Me on PBS!

Friday, June 6, 2008

Yes, I know there is nothing more pathetic than staying home on a summer Friday night and watching PBS, but if you happen to have been hobbled recently, please check me out tonight.

WGVU, the west Michigan PBS station, will air the critically-acclaimed documentary, Anyone & Everyone, tonight, Friday, June 6, at 10 p.m. This is a special two-hour presentation that takes a look at diverse families across the U.S. and the ways that they deal with having a gay child. This poignant and often heartbreaking documentary depicts families representing a wide range of religions, nationalities and political leanings.

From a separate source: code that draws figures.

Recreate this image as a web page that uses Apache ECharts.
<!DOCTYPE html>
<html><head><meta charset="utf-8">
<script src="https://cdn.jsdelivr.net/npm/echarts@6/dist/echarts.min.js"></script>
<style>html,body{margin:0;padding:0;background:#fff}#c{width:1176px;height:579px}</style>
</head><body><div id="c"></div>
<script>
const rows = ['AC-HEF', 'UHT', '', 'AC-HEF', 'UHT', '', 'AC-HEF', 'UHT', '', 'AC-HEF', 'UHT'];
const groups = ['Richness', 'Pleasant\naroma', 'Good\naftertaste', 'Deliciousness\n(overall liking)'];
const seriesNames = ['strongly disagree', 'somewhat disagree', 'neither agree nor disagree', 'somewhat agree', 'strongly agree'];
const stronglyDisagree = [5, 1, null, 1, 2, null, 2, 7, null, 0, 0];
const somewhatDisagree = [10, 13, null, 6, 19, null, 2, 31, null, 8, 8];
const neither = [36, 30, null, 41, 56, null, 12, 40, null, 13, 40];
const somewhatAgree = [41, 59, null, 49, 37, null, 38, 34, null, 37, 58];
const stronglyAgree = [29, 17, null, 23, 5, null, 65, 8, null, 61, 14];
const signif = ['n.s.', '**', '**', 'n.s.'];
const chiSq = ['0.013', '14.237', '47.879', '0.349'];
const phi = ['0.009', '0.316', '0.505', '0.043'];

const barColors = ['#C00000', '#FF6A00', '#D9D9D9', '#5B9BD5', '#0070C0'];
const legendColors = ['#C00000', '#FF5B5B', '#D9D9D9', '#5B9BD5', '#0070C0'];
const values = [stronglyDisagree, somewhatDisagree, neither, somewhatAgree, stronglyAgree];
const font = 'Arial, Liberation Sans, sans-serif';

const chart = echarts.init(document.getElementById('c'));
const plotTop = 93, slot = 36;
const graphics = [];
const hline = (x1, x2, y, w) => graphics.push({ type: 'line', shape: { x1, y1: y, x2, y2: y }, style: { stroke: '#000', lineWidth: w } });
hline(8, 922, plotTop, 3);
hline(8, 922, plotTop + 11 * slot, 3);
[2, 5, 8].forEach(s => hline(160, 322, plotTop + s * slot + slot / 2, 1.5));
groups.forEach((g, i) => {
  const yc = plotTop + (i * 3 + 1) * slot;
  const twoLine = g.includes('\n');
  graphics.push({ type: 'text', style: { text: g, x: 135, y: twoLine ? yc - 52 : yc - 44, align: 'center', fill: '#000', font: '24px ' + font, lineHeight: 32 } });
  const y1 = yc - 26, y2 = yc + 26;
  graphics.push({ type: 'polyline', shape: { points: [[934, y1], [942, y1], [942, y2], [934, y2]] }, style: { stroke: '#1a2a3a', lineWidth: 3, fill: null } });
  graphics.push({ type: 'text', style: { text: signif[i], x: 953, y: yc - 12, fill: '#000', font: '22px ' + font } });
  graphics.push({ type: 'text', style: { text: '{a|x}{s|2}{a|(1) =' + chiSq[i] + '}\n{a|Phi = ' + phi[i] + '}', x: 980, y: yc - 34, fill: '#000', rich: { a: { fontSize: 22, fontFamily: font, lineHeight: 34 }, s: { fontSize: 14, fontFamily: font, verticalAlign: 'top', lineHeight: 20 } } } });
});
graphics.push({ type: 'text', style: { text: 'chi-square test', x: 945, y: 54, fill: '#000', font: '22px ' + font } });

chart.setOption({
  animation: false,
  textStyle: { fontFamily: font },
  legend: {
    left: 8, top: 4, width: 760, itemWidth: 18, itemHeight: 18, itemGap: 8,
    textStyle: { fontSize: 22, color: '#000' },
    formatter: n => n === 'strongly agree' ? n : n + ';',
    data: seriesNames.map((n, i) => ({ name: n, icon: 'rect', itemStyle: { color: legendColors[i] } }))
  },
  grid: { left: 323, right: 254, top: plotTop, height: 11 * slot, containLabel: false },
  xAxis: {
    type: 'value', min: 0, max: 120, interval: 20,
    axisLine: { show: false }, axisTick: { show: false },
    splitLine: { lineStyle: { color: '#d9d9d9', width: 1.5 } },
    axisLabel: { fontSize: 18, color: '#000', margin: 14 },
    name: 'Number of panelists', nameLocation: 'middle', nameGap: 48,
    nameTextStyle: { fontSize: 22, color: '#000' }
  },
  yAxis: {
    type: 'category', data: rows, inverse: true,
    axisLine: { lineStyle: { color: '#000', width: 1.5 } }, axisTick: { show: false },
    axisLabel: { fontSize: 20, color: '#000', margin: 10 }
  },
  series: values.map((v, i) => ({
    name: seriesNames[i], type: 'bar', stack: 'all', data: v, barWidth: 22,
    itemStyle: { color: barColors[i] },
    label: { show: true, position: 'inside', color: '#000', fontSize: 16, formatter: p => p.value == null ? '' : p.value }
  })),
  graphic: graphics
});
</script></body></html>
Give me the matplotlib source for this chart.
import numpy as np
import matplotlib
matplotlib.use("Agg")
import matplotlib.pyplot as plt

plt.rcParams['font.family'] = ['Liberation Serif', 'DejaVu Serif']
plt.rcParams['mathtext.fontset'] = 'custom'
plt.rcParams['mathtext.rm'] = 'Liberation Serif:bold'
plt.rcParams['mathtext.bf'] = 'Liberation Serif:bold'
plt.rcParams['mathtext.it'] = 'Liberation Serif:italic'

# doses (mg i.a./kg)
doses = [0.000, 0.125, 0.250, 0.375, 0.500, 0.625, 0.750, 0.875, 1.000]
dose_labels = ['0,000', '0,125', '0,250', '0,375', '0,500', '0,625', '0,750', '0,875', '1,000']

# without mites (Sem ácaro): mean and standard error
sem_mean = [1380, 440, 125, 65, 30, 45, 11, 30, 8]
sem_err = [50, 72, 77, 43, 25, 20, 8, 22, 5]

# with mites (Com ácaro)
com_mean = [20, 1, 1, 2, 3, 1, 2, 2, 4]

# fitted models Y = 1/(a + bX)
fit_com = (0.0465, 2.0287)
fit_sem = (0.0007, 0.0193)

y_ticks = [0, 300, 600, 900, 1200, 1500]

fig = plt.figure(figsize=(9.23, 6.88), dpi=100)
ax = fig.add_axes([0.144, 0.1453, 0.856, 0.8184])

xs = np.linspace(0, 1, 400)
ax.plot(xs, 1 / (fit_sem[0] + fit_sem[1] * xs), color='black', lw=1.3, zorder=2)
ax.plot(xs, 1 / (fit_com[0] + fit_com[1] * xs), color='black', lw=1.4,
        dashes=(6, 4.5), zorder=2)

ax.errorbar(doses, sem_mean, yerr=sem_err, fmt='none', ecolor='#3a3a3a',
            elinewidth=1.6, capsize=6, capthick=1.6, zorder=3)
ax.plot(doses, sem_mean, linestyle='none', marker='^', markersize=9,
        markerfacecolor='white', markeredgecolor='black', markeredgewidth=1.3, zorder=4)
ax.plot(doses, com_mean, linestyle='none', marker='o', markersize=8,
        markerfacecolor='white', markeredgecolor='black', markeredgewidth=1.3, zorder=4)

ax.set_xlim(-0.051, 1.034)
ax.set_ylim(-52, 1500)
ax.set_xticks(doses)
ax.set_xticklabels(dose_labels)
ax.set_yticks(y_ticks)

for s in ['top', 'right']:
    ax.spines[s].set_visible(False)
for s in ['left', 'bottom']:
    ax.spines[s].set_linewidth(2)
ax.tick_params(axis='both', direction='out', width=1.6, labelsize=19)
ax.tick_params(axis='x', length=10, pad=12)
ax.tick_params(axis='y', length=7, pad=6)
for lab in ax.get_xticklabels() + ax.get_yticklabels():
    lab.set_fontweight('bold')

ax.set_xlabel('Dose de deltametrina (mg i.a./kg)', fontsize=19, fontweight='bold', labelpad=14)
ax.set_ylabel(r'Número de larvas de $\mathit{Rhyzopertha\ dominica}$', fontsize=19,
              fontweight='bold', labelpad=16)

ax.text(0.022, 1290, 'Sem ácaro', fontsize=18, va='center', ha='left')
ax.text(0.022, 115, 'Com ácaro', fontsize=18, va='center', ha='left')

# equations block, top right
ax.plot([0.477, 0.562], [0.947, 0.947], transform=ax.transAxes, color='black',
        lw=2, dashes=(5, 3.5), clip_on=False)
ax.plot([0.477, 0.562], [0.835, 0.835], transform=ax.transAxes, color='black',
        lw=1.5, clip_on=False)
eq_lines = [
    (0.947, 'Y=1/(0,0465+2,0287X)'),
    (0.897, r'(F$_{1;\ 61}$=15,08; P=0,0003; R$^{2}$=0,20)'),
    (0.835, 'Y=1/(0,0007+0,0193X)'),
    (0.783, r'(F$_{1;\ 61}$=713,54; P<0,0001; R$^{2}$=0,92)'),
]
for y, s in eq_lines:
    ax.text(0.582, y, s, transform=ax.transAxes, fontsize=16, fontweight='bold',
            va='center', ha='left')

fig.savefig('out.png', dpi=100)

During the program, Michigan residents will also share their own coming out experiences ... which is where I come in. I was asked to tape a segment that will run throughout the documentary detailing my coming out experience. In essence, I walked into the PBS studio, was seated in a stripper's chair and asked to ramble for 10 minutes ... so I recounted my life growing up gay in the Ozarks, which was detailed in my first memoir, AMERICA'S BOY. I didn't expect to be impacted so much by the experience, but, sitting in silence, relaying my life and family and our struggles, still resonates with me to this day, even decades later. And I think it will with you, too.

The documentary and my segment is being aired during WGVU's pledge drive, and my book, AMERICA'S BOY, will be given as a thank-you gift to donors.

I plan to add the video to my web site ( at some point in the future.

So, if you happen to be hobbled and living in Michigan, enjoy. If not, go have a Cosmo ... and watch it later on my web site.


Make-Up Sex Is Still Great Sex

Wednesday, June 4, 2008

Saw Sex & The City Saturday night with a group of gay men, who anticipated its opening with as much excitement as any straight woman in America.

However, I went a bit on edge: I had just read the NY TIMES review, which, basically, trashed the movie version of SATC. Since I tend to agree with most NY TIMES movie reviews, I went expecting that, like many beloved TV shows that are turned into disastrous films, this would simply be a watered-down sitcom -- way past its due -- bloated into two, torturous hours.

I -- and the TIMES -- couldn't have been more wrong. The opening, indeed, was awkward, as is any movie that must catch you up on the years that have passed between little screen and big screen. But the movie was funny, and sweet, and touching, and exceedingly well-written and well-acted. It touched on deep, real themes (Miranda's marriage, Charlotte's festering fear that her perfect world is going to crumble, Samantha's love of man vs. love of self, and Carrie's marriage) with amazing grace and sincerity, and without any of the stupid dialogue and cheap stunts that nearly every "chick" movie today tends to pander.

And, the mark of a good movie? Gary and I are still reciting lines to this day: "Poughkeepsied in my pants" ... "Are you drunk? A little bit." ... "That's not a bush. It's a national forest."

The only drawback? I saw it at a Midwestern mall that was packed with young women and teen girls. The biggest groan of the movie took place when Samantha eyed a gorgeous hunk of a man, who walked past her to kiss his boyfriend on the lips. The "Gross!"es and "Oh, My God"s! and "ICK"s! that echoed made my heart sink ... so I said, a bit too loudly, "Hey, ladies? Who the fuck do you think is putting all these great words into your beloved gals' mouths? And who the fuck do you think is making them look so damn gorgeous?"

They find two men pecking on the lips shocking, and not the fact that the movie features an uncut penis, or a woman being banged from behind?

Side note: Rent "Gone, Baby, Gone" ... Just watched it and wondered how it was so overlooked. Great writing, pheonomenal performances ... a movie that makes you consider ethical choices, and whether it's always right to do what you think is right.